Pleasing a hotelier is never easy. Alan D’Mello goes behind the scenes with the kitchen team at Grand Hyatt Mumbai as they host over 500 very exacting hoteliers for HICSA 2009.
Executive chef Jean-Christophe Fieschi had planned his HICSA menu to the detail. This was his first time, though he had notes to guide him from the previous two years Grand Hyatt Mumbai hosted the benchmark event Hotel Investment Conference South Asia (HICSA) by HVS. Hyatt was one of the patron sponsors this year, so a lot was on the line.
It was easily the busiest the hotel has been this year. His team has been hard at it for two weeks leading into HICSA 2009.
The hyper glamorous Lakme India Fashion Week finished with an all-out party at 03:00 hrs the morning HICSA started. For the banquet team, it was then a mad rush to transform the ramp set-up with false floor to full stage in a classroom setting.

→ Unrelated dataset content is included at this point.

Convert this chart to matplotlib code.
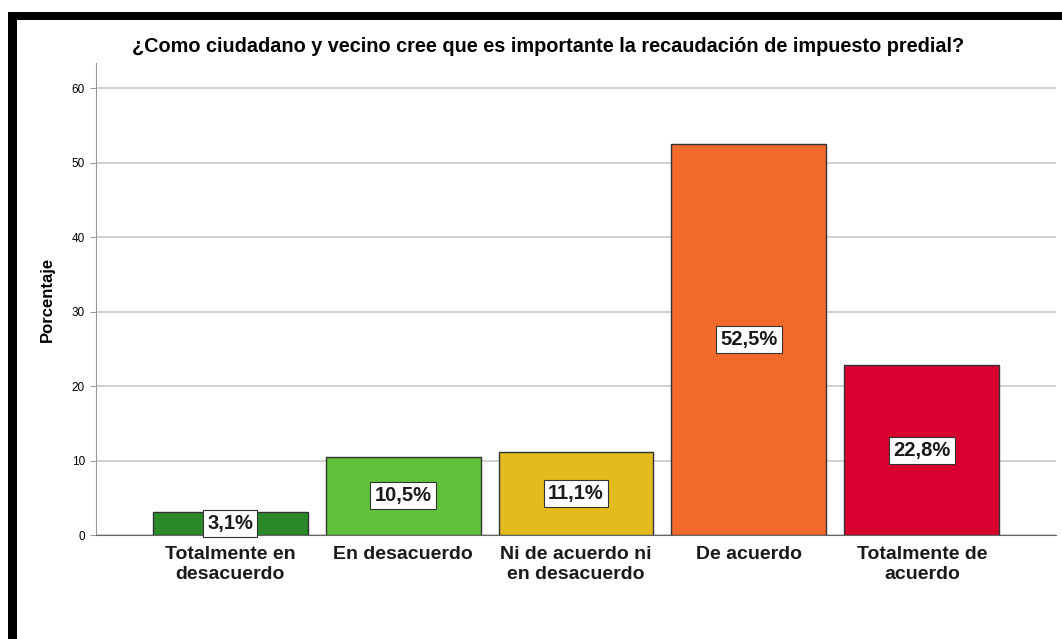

HICSA was opening in nine hours. Fieschi then had the high-profile Australian consulate dinner after this, yet he held his composure when we joined him for his 11:00 hrs team briefing on the second day at HICSA.
The team knew its job. Though visibly exhausted from the pounding received from the fashionistas, the elite group of young chefs went through the motions in quick step. Day one had its moments which the kitchen team kept in control and out of sight. As the marquee event for the day, the evening’s cocktail event went by remarkably well. So things were in gear for day two and the mood was up.
Details were run through in a practiced exercise after a brief introduction with Alessandro Pavoni, the visiting executive chef from the Park Hyatt, Sydney. HICSA was running 45 minutes behind schedule which accounted for a fair bit of re-scheduling. As this was being discussed, backstage, set-up was already in full swing for the big lunch Hyatt was hosting. The meeting took all of
25 minutes.
Along with Rajib Mazumdar, chef-de-cuisine banquet kitchen, pastry chef Eng Lee Pyng were the key people on the frontline. Mazumdar’s kitchen was enviously large space, not surprising given that Grand Hyatt has one of the largest meeting facilities in Mumbai.
The lunch was the last major HICSA meal at the hotel and things were already humming despite the schedule being pushed back from 13:30 to 14:15 hrs. HVS made up some lost time along the way though.
Mazumdar’s pre-event schedule was a juggle between his kitchen and the venues, the M restaurant below lobby level and Ballroom three. His kitchen team had the food sorted out by the time the briefing was over. After moving things to final holding, Mazumdar then turned his attention to the buffet, not before starting work on the tea time deliverables.
Lunch was a showcase event with delegates more interested in networking than eating. Nonetheless, since the host was the Hyatt brand, presentation was not underscored. But then it never is.
Morning’s mis-en-place came to the fore as Hyatt prepared to put on a final show with six counters. The menu was set to impress with classical Indian fare and live continental and Asian counters. It looked liked all hands were on deck as the two venues were buzzing with prep activity. Even general manager Ilan Weil and F&B director Duncan Gray pitched in (Vijayan Gangadharan is the new F&B director).
Meanwhile, pastry chef Pyng was putting the last touches to the desserts. With a reputation for perfection, Pyng was battling the clock and her health to put all the little dessert details together.
In fact, Pyng skipped the morning briefing and Fieschi was unsure if his star chef had made it to work that day. We were forewarned to keep our distance because while Pyng is camera shy, she does not like being disturbed at work, especially with the heat on.
Lunch time came and went in a breeze, once again with no major incident. Hyatt had pulled it off. Behind the scenes, Fieschi and team were well into planning for a consulate dinner and food festival the next day.